** Aim **
Both the line containing "Clone this chart in Plotly.js." and the line containing "const timeoutPending = 2.3;" are part of the range to copy, along with every line between them. Copy it exactly and leave out the pictures.

** Source records **
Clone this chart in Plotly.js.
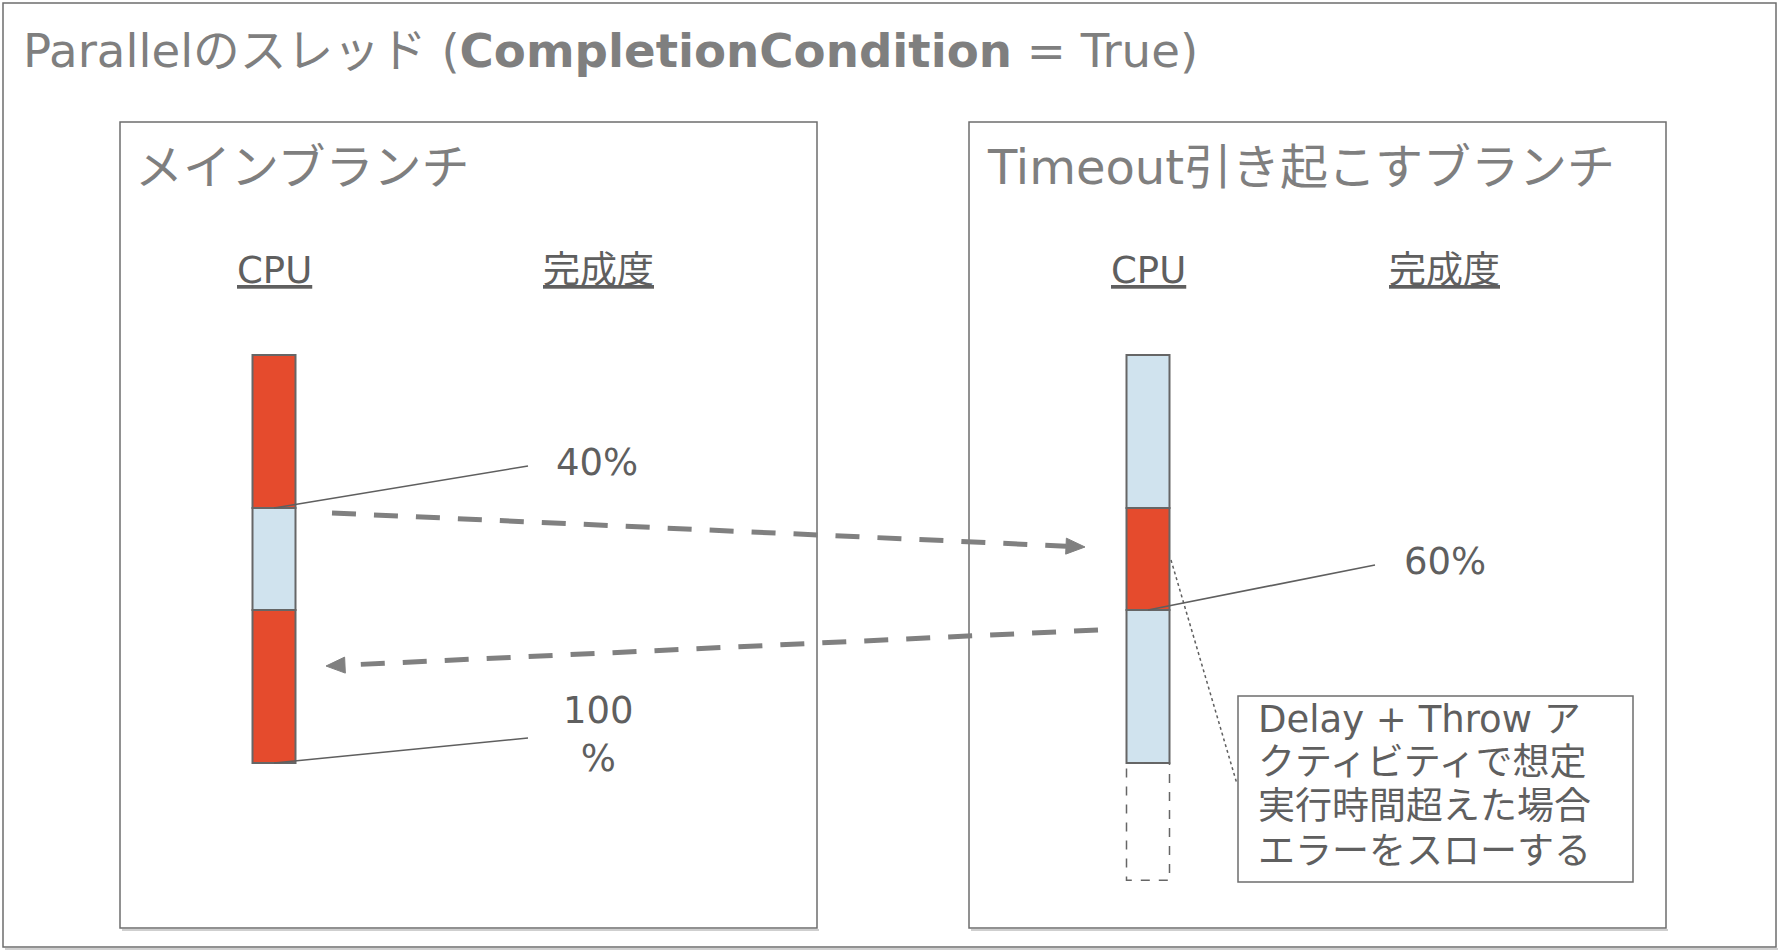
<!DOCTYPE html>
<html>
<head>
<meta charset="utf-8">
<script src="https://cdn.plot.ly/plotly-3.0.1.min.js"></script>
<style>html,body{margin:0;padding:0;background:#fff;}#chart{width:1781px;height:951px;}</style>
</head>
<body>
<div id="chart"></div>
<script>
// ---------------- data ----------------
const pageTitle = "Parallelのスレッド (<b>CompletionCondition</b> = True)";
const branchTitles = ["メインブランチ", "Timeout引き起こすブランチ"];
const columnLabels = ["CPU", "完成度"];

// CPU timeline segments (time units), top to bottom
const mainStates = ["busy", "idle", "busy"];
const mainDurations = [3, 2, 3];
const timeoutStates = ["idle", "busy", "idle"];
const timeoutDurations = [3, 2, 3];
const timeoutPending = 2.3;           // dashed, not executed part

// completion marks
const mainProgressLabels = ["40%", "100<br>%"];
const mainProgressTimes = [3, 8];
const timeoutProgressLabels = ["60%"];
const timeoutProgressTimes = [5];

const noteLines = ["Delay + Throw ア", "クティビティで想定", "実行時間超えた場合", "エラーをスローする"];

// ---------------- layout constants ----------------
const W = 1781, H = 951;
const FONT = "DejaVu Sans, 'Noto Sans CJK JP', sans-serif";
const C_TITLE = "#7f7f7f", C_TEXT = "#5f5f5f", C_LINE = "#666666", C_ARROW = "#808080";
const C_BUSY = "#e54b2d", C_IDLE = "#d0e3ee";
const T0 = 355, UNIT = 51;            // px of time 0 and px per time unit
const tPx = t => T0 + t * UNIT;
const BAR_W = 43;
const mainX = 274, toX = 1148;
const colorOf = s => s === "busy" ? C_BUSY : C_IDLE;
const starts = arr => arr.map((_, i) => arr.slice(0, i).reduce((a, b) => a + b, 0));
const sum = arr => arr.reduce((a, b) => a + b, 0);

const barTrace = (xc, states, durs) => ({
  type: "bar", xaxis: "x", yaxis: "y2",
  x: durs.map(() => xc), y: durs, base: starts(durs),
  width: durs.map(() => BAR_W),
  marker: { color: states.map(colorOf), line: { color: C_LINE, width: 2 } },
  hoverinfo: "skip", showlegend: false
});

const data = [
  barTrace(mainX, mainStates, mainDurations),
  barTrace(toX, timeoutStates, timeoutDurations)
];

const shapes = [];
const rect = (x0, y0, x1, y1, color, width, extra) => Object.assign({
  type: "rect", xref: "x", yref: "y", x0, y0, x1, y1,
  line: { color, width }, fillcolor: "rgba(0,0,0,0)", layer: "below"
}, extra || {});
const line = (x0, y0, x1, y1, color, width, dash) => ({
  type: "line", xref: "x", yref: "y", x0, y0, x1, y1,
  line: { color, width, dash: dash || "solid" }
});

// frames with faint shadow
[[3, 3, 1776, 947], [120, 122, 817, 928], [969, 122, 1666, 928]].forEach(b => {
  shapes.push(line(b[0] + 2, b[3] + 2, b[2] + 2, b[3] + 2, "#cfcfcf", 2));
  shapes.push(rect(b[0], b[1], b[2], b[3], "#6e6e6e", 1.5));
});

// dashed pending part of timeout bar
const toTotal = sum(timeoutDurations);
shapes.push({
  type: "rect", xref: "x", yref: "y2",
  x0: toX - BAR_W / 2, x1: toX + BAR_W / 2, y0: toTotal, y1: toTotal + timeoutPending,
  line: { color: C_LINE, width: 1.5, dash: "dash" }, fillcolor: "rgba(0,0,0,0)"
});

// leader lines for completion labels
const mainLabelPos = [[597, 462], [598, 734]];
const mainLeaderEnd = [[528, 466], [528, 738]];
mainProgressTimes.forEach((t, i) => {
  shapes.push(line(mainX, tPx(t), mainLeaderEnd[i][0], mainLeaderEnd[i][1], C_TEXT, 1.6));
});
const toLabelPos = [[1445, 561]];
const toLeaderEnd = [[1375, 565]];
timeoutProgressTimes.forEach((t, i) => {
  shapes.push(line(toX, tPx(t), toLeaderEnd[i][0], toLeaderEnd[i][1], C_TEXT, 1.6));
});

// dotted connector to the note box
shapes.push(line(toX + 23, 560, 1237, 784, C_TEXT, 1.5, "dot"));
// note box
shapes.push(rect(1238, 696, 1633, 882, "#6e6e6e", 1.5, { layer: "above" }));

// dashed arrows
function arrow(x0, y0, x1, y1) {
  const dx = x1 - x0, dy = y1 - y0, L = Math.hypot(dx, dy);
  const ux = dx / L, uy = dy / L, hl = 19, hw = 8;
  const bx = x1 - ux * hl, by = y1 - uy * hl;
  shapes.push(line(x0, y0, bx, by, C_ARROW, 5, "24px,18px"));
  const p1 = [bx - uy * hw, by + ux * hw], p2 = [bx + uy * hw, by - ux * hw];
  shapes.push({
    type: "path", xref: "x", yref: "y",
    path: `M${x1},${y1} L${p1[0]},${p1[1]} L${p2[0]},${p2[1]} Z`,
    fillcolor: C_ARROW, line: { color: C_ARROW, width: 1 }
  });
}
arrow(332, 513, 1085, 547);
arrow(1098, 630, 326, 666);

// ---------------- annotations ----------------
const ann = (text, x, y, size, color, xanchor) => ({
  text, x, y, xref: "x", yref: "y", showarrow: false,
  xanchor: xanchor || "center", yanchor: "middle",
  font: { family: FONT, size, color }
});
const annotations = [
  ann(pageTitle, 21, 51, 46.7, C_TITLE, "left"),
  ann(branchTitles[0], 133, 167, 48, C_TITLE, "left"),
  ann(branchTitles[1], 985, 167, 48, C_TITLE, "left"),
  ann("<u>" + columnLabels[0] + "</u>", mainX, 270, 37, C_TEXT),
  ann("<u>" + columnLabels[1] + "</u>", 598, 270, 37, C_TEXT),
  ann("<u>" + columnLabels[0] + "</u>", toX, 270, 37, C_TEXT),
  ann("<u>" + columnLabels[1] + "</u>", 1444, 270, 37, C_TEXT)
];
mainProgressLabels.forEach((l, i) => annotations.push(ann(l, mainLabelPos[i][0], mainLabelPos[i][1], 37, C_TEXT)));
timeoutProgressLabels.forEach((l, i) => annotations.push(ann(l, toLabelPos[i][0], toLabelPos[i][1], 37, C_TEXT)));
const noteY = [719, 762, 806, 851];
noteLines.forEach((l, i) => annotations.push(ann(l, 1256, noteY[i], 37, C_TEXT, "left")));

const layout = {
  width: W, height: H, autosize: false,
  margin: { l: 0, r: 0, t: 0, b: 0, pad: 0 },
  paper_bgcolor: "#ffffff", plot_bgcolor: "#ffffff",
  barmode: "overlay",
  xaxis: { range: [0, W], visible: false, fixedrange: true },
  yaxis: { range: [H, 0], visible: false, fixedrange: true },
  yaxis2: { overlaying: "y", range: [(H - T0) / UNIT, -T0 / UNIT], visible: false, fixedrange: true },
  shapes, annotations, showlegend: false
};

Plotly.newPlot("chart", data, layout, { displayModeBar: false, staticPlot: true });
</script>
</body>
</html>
---
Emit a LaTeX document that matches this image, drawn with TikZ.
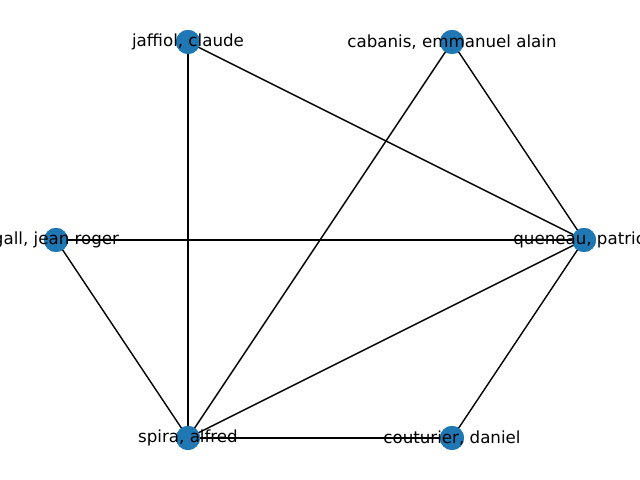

** Task output **
Clone this chart in Plotly.js.
<!DOCTYPE html>
<html>
<head>
<meta charset="utf-8">
<script src="https://cdn.plot.ly/plotly-3.0.1.min.js"></script>
<style>html,body{margin:0;padding:0;background:#fff;}#chart{width:1781px;height:951px;}</style>
</head>
<body>
<div id="chart"></div>
<script>
// ---------------- data ----------------
const pageTitle = "Parallelのスレッド (<b>CompletionCondition</b> = True)";
const branchTitles = ["メインブランチ", "Timeout引き起こすブランチ"];
const columnLabels = ["CPU", "完成度"];

// CPU timeline segments (time units), top to bottom
const mainStates = ["busy", "idle", "busy"];
const mainDurations = [3, 2, 3];
const timeoutStates = ["idle", "busy", "idle"];
const timeoutDurations = [3, 2, 3];
const timeoutPending = 2.3;           // dashed, not executed part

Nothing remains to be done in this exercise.